Au fédéral, l’implantation du système de paie Phénix, véritable honte nationale, a marqué les esprits. Mais Québec a aussi connu son lot de désastres : le Dossier Santé Québec (DSQ), le projet des Solutions d’affaires en gestion intégrée des ressources (SAGIR), le système de communication d’urgence RENIR…

Ce sont des milliards de dollars qui ont été jetés par les fenêtres au fil des ans.

Sur les banquettes de l’opposition, Éric Caire ne ratait pas une occasion de réclamer une commission d’enquête publique et d’exiger qu’on fasse rouler la tête des incompétents. Ce sera donc gênant pour lui de s’opposer à la demande du Parti libéral qui veut une commission parlementaire sur les déboires à la SAAQ.

Il est urgent de faire l’autopsie de ce dérapage pour éviter des sorties de route encore plus graves.

Il n’y a pas de quoi être rassuré quand on sait que la SAAQ n’est que le premier service où Québec va déployer son Service d’authentification gouvernementale (SAG) qui doit renforcer l’identification des citoyens.
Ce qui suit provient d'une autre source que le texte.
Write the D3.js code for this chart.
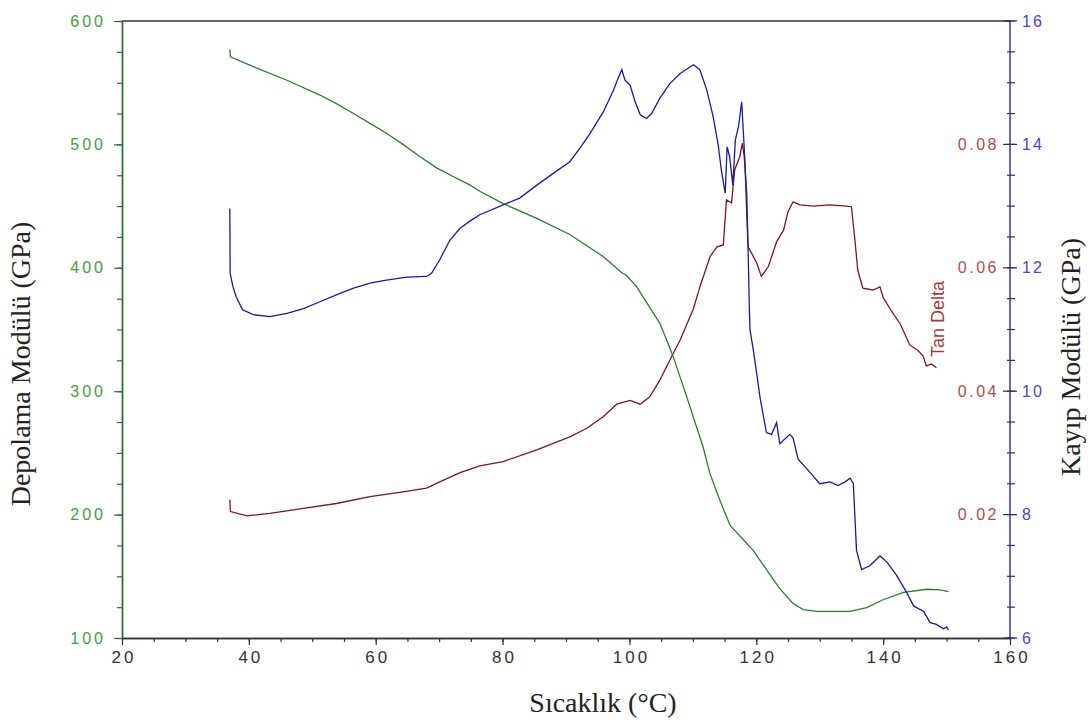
<!DOCTYPE html>
<html>
<head>
<meta charset="utf-8">
<script src="https://cdn.jsdelivr.net/npm/d3@7"></script>
<style>
  body { margin: 0; background: #fff; }
  .tick text { font-family: "Liberation Sans", Arial, sans-serif; font-size: 16px; letter-spacing: 3px; }
  .title { font-family: "Liberation Serif", "Times New Roman", serif; font-size: 28px; fill: #222; }
</style>
</head>
<body>
<div id="vis-svg"></div>
<script>
var w = 1090;
var h = 724;

// temperature (C) vs storage modulus (GPa, left axis)
var storageData = [[37.0,577],[37.1,571],[40.7,563],[46.0,552],[51.2,540],[53.8,533],[56.5,525],[59.1,517],[61.7,509],[64.3,500],[67.0,490],[69.6,481],[72.2,474],[74.9,467],[76.4,462],[80.1,452],[85.4,440],[90.6,427],[95.9,409],[98.8,396],[99.5,394],[101.1,385],[103.2,368],[104.8,355],[105.9,341],[106.9,328],[109.0,296],[111.6,255],[112.7,233],[114.3,211],[115.9,191],[117.9,180],[119.5,171],[121.6,155.5],[123.7,140],[125.8,128],[127.4,123],[129.5,121.6],[134.8,121.6],[137.4,124.7],[140.0,131],[143.2,137],[146.9,139.5],[149.0,139],[150.3,137.5]];

// loss modulus (GPa, right axis)
var lossData = [[37.0,12.96],[37.05,11.91],[37.5,11.69],[38.0,11.53],[39.0,11.32],[40.7,11.24],[43.3,11.21],[46.0,11.26],[48.6,11.34],[51.2,11.45],[53.8,11.56],[56.5,11.67],[59.1,11.75],[61.7,11.80],[64.9,11.85],[68.0,11.86],[68.8,11.91],[70.1,12.13],[71.7,12.45],[73.3,12.64],[74.9,12.76],[76.4,12.86],[80.1,13.02],[82.7,13.13],[85.4,13.34],[88.0,13.53],[90.6,13.72],[92.2,13.94],[93.8,14.18],[95.9,14.53],[97.5,14.88],[98.2,15.07],[98.8,15.21],[99.3,15.04],[100.1,14.96],[100.9,14.69],[101.7,14.48],[102.7,14.42],[103.5,14.50],[104.8,14.75],[106.4,14.99],[108.0,15.15],[110.1,15.29],[111.1,15.21],[112.2,14.88],[113.2,14.45],[114.0,13.99],[114.5,13.58],[115.1,13.21],[115.4,13.96],[115.8,13.80],[116.3,13.34],[116.7,14.07],[117.2,14.29],[117.7,14.69],[118.0,14.12],[118.2,13.75],[118.5,12.88],[118.7,12.34],[118.9,11.37],[119.0,11.00],[119.5,10.69],[120.1,10.26],[120.6,9.89],[121.1,9.61],[121.6,9.33],[122.4,9.30],[123.2,9.49],[123.7,9.15],[125.3,9.30],[125.8,9.24],[126.6,8.90],[128.5,8.68],[130.0,8.50],[131.6,8.53],[132.9,8.47],[134.0,8.53],[134.8,8.59],[135.3,8.50],[135.8,7.42],[136.6,7.11],[137.9,7.17],[139.5,7.33],[140.6,7.23],[142.1,7.02],[143.7,6.74],[144.8,6.52],[146.4,6.43],[147.4,6.25],[148.4,6.22],[149.5,6.15],[150.0,6.18],[150.3,6.13]];

// tan delta
var tanData = [[37.0,0.0224],[37.1,0.0205],[39.7,0.0198],[43.3,0.0202],[48.6,0.0210],[53.8,0.0218],[59.1,0.0229],[64.3,0.0237],[68.0,0.0243],[70.1,0.0253],[73.3,0.0268],[76.4,0.0279],[80.1,0.0286],[85.4,0.0305],[90.6,0.0326],[93.3,0.0340],[95.9,0.0359],[98.0,0.0379],[100.1,0.0385],[101.7,0.0379],[103.2,0.0391],[104.8,0.0418],[106.4,0.0451],[108.0,0.0483],[110.1,0.0534],[111.1,0.0569],[112.7,0.0618],[113.8,0.0634],[114.8,0.0637],[115.3,0.0710],[116.1,0.0705],[116.6,0.0759],[117.4,0.0780],[117.8,0.0802],[118.1,0.0780],[118.5,0.0721],[118.7,0.0634],[119.3,0.0623],[120.1,0.0607],[120.8,0.0586],[121.9,0.0602],[123.2,0.0642],[124.3,0.0661],[125.0,0.0691],[125.8,0.0707],[126.9,0.0702],[129.0,0.0700],[131.6,0.0702],[134.2,0.0700],[135.0,0.0699],[135.5,0.0650],[136.0,0.0596],[136.8,0.0567],[138.4,0.0564],[139.5,0.0569],[140.0,0.0552],[141.3,0.0530],[142.7,0.0509],[144.2,0.0475],[145.5,0.0466],[146.3,0.0457],[146.8,0.0441],[147.6,0.0444],[148.4,0.0438]];

var xTicks = [20, 40, 60, 80, 100, 120, 140, 160];
var leftTicks = [100, 200, 300, 400, 500, 600];
var rightTicks = [6, 8, 10, 12, 14, 16];
var tanTicks = [0.02, 0.04, 0.06, 0.08];

var padL = 122, padR = 1010, padT = 21, padB = 638;

var canvas = d3.select("#vis-svg").append("svg")
    .attr("width", w)
    .attr("height", h)

var x = d3.scaleLinear().domain([20, 160]).range([padL, padR]);
var yLeft = d3.scaleLinear().domain([100, 600]).range([padB, padT]);
var yRight = d3.scaleLinear().domain([6, 16]).range([padB, padT]);
var yTan = d3.scaleLinear().domain([0, 0.1]).range([padB, padT]);

function minors(lo, hi, step) {
    return d3.range(lo, hi + step / 2, step);
}

function styleAxis(g, color, labelColor) {
    g.select(".domain").attr("stroke", color).attr("stroke-width", 1.4);
    g.selectAll(".tick line").attr("stroke", color).attr("stroke-width", 1.2);
    g.selectAll(".tick text").attr("fill", labelColor);
}

// top border
canvas.append("line")
    .attr("x1", padL).attr("x2", padR)
    .attr("y1", padT).attr("y2", padT)
    .attr("stroke", "#333").attr("stroke-width", 1.4);

// bottom axis
var gxMinor = canvas.append("g")
    .attr("transform", "translate(0," + padB + ")")
    .call(d3.axisBottom(x).tickValues(minors(20, 160, 5)).tickFormat("").tickSize(4).tickSizeOuter(0));
styleAxis(gxMinor, "#333", "#333");
var gx = canvas.append("g")
    .attr("transform", "translate(0," + padB + ")")
    .call(d3.axisBottom(x).tickValues(xTicks).tickSize(7).tickSizeOuter(0).tickPadding(6));
styleAxis(gx, "#333", "#333");
gx.selectAll(".tick text").attr("dx", "1.5px").style("font-size", "17px");

// left axis
var gyMinor = canvas.append("g")
    .attr("transform", "translate(" + padL + ",0)")
    .call(d3.axisLeft(yLeft).tickValues(minors(100, 600, 25)).tickFormat("").tickSize(5).tickSizeOuter(0));
styleAxis(gyMinor, "#2f6a2f", "#2f6a2f");
var gy = canvas.append("g")
    .attr("transform", "translate(" + padL + ",0)")
    .call(d3.axisLeft(yLeft).tickValues(leftTicks).tickSize(8).tickSizeOuter(0).tickPadding(8));
styleAxis(gy, "#2f6a2f", "#4a9a4a");

// right axis (loss modulus) with crossing ticks
var gr = canvas.append("g")
    .attr("transform", "translate(" + padR + ",0)");
gr.append("line")
    .attr("y1", padT).attr("y2", padB)
    .attr("stroke", "#2a2a88").attr("stroke-width", 1.4);
gr.selectAll(".minor")
    .data(minors(6, 16, 0.5))
    .enter()
    .append("line")
    .attr("x1", -3).attr("x2", 5)
    .attr("y1", d => yRight(d)).attr("y2", d => yRight(d))
    .attr("stroke", "#2a2a88").attr("stroke-width", 1.2);
gr.selectAll(".major")
    .data(rightTicks)
    .enter()
    .append("line")
    .attr("x1", -7).attr("x2", 7)
    .attr("y1", d => yRight(d)).attr("y2", d => yRight(d))
    .attr("stroke", "#2a2a88").attr("stroke-width", 1.2);
gr.selectAll(".lbl")
    .data(rightTicks)
    .enter()
    .append("text")
    .attr("x", 12)
    .attr("y", d => yRight(d))
    .attr("dy", "0.35em")
    .style("font-family", "Liberation Sans, Arial, sans-serif")
    .style("font-size", "16px")
    .style("letter-spacing", "2px")
    .attr("fill", "#4848c8")
    .text(d => d);

// tan delta labels
canvas.selectAll(".tanlbl")
    .data(tanTicks)
    .enter()
    .append("text")
    .attr("x", padR - 11)
    .attr("y", d => yTan(d))
    .attr("dy", "0.35em")
    .attr("text-anchor", "end")
    .style("font-family", "Liberation Sans, Arial, sans-serif")
    .style("font-size", "16px")
    .style("letter-spacing", "2.5px")
    .attr("fill", "#a85050")
    .text(d => d3.format(".2f")(d));

// curves
var lineStorage = d3.line().x(d => x(d[0])).y(d => yLeft(d[1]));
var lineLoss = d3.line().x(d => x(d[0])).y(d => yRight(d[1]));
var lineTan = d3.line().x(d => x(d[0])).y(d => yTan(d[1]));

canvas.append("path")
    .attr("d", lineTan(tanData))
    .attr("fill", "none")
    .attr("stroke", "#7a1a1a")
    .attr("stroke-width", 1.3);

canvas.append("path")
    .attr("d", lineStorage(storageData))
    .attr("fill", "none")
    .attr("stroke", "#2e7d2e")
    .attr("stroke-width", 1.3);

canvas.append("path")
    .attr("d", lineLoss(lossData))
    .attr("fill", "none")
    .attr("stroke", "#1c1c96")
    .attr("stroke-width", 1.3);

// titles
canvas.append("text")
    .attr("class", "title")
    .attr("transform", "translate(30,364) rotate(-90)")
    .attr("text-anchor", "middle")
    .text("Depolama Modülü (GPa)");

canvas.append("text")
    .attr("class", "title")
    .attr("transform", "translate(1080,357) rotate(-90)")
    .attr("text-anchor", "middle")
    .text("Kayıp Modülü (GPa)");

canvas.append("text")
    .attr("class", "title")
    .attr("x", 603)
    .attr("y", 712)
    .attr("text-anchor", "middle")
    .text("Sıcaklık (°C)");

canvas.append("text")
    .attr("transform", "translate(944,319) rotate(-90)")
    .attr("text-anchor", "middle")
    .style("font-family", "Liberation Sans, Arial, sans-serif")
    .style("font-size", "18px")
    .attr("fill", "#a04040")
    .text("Tan Delta");
</script>
</body>
</html>
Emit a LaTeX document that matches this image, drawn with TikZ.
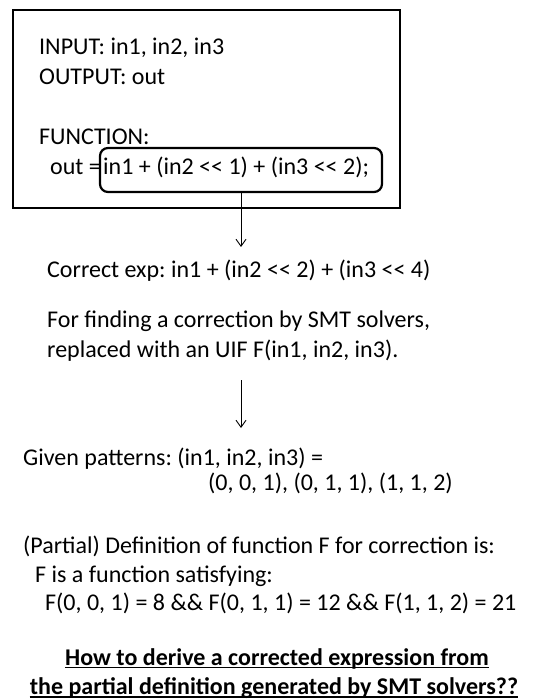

La CAQ doit aussi débloquer jusqu’à 3 milliards pour développer le Dossier de santé numérique appelé à devenir la colonne vertébrale du réseau de la santé, qui fonctionne encore à coup de fax.

On parle aussi d’implanter des caméras corporelles pour les policiers. Mais bonne chance pour arrimer le flot de preuve audiovisuelle numérique avec les palais de justice qui sont encore le royaume de la photocopieuse.

Soyons clairs : la transition numérique est essentielle. C’est notre planche de salut pour améliorer notre productivité et faire échec à la pénurie de main-d’œuvre. Mais les sommes en jeu sont énormes. Et les écueils sont nombreux.

Assurons-nous d’avoir les meilleures personnes au ministère du Numérique. Un ministre solide. Des experts chevronnés. Ça coûtera ce que ça coûtera. Ce sera toujours moins cher qu’un gaspillage éhonté de fonds publics en cas de dérapage.